Rabbi Akiva lived in the generation after the destruction of the Temple. For him, the catastrophe was both spiritual and human. Over 30% of the Jewish people were slaughtered at that time with no hope of a sovereign future. God created something from nothing; Rabbi Akiva’s generation created hope from the deepest despair.

Among his teachings was a brilliant reinterpretation of Isaiah. Isaiah, speaking at a time of violence and threat, said that God is the hope of Israel. The Hebrew word for hope is a homonym with mikveh, the ritual bath for purification.  With the destruction of the Temple, the Jewish people had lost their spiritual home which included the process of ritual cleansing.
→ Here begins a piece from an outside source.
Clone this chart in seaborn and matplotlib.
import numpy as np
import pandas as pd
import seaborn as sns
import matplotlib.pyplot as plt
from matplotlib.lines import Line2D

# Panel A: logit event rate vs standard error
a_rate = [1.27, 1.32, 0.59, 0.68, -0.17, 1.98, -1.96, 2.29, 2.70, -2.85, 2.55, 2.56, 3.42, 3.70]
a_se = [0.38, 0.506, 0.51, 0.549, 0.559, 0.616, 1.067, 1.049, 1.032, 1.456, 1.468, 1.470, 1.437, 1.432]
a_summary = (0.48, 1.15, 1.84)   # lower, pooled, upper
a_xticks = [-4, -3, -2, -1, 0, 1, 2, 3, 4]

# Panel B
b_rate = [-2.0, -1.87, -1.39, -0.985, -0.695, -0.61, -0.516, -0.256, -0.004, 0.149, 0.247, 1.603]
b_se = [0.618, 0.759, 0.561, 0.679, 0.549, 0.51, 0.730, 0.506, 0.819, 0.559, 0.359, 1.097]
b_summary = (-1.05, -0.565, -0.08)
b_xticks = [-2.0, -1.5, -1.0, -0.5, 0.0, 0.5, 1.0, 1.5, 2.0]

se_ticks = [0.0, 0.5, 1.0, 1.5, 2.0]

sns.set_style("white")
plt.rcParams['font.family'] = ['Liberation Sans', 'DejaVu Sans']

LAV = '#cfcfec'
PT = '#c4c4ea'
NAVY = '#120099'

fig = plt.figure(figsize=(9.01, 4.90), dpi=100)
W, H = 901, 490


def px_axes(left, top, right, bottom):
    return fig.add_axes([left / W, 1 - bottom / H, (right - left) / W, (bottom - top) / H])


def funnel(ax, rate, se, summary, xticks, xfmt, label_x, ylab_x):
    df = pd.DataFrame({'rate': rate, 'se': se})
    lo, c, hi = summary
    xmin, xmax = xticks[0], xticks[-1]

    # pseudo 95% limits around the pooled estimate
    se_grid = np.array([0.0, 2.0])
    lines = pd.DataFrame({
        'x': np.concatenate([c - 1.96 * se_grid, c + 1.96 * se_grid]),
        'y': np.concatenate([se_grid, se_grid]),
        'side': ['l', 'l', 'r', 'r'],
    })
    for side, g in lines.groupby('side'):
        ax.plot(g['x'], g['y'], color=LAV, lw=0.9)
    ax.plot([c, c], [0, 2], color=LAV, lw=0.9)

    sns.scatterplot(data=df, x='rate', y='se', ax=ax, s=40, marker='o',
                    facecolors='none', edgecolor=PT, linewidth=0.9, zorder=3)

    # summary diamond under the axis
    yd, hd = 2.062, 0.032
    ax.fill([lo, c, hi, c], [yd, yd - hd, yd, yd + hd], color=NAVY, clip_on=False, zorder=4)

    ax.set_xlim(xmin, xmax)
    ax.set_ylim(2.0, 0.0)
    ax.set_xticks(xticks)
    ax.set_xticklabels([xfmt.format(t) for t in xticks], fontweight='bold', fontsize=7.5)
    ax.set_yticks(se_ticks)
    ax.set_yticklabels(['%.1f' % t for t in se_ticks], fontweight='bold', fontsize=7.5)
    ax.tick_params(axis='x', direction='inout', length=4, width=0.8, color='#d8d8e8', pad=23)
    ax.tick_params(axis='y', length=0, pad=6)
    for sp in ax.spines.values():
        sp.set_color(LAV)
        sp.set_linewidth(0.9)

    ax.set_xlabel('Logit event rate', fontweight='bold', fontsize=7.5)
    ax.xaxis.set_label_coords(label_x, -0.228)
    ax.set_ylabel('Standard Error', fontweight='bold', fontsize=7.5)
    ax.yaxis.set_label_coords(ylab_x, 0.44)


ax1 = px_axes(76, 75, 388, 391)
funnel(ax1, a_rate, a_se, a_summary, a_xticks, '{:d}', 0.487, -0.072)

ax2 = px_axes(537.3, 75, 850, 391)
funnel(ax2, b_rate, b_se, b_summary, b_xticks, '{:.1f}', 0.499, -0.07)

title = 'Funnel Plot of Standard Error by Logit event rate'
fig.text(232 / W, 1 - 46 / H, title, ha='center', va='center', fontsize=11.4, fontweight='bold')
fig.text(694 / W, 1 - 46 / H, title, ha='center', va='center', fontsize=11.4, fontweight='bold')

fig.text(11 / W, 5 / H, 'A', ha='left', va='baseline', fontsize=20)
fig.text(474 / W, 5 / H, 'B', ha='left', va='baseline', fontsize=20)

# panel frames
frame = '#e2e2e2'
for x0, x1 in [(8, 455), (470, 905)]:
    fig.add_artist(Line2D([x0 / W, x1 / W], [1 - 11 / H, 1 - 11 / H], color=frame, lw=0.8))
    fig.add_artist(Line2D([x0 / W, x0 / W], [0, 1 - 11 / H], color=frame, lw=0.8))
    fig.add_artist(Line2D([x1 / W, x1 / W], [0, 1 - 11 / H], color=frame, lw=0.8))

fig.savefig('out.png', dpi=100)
Part of the despair was a sense that the gap between Israel and God could never again be bridged.

Rabbi Akiva heard hope in the verse itself. He saw a secret in Isaiah’s words. For centuries, everyone had assumed the verse had a plain meaning- trust in God. It is God in whom we hope. Yet Akiva saw a coded message. Isaiah’s prophetic message was a lesson of hope in their own era. It meant not only that God was the hope of the Jewish people, but also that God was the mikveh, the cleansing bath, of the Jewish people.

Even though the Temple was destroyed, even though the Biblical rituals of cleansing could no longer be practiced, God could and would cleanse Israel. Those rituals of the Temple were there for us to bridge the gap with the divine; God can bridge that gap anytime God wants. And Akiva’s greatest words of hope were that God wants to bridge that at all times.

In other words, however distant we may feel from God, God wants to draw us close. When the world creates in us a sense of impurity, God wants to cleanse us. We are never alone, even when it feels as though we are. 

The hope of Rabbi Akiva and his colleagues sustained us for 2000 years so that we could rebuild the land of Israel. The early Zionists had just as radical a rereading of the Bible as Rabbi Akiva when they said: who can retell the great deeds not just of God, but of the people Israel! Once we sang only of God’s power; now we sing of our own, as well. We rediscovered our strength and have built something marvelous and miraculous. We discovered in the slaughter of the Holocaust a new strength and a new beginning.

Israel is a young nation. In our time, we ask questions of power. We think of who we are in America as an established and powerful minority and what responsibilities that creates for us. For Israel, a regional superpower, what are the challenges today, the ways of using Israel’s power for the safety and security of its citizens in the most ethical fashion possible?

God is still our hope and our guiding light. Rabbi Akiva’s teaching remains as important to us today as it was years ago. When we turn towards God, when we strive to find the ways to do right, God is there, waiting to cleanse us, to meet us, and to love us. Yom HaAtzmaut celebrates one moment of hope fulfilled; Rabbi Akiva’s teaching reminds us of how much more is possible.

May God strengthen the work of our hands, establishing it firmly for the good of all the Earth.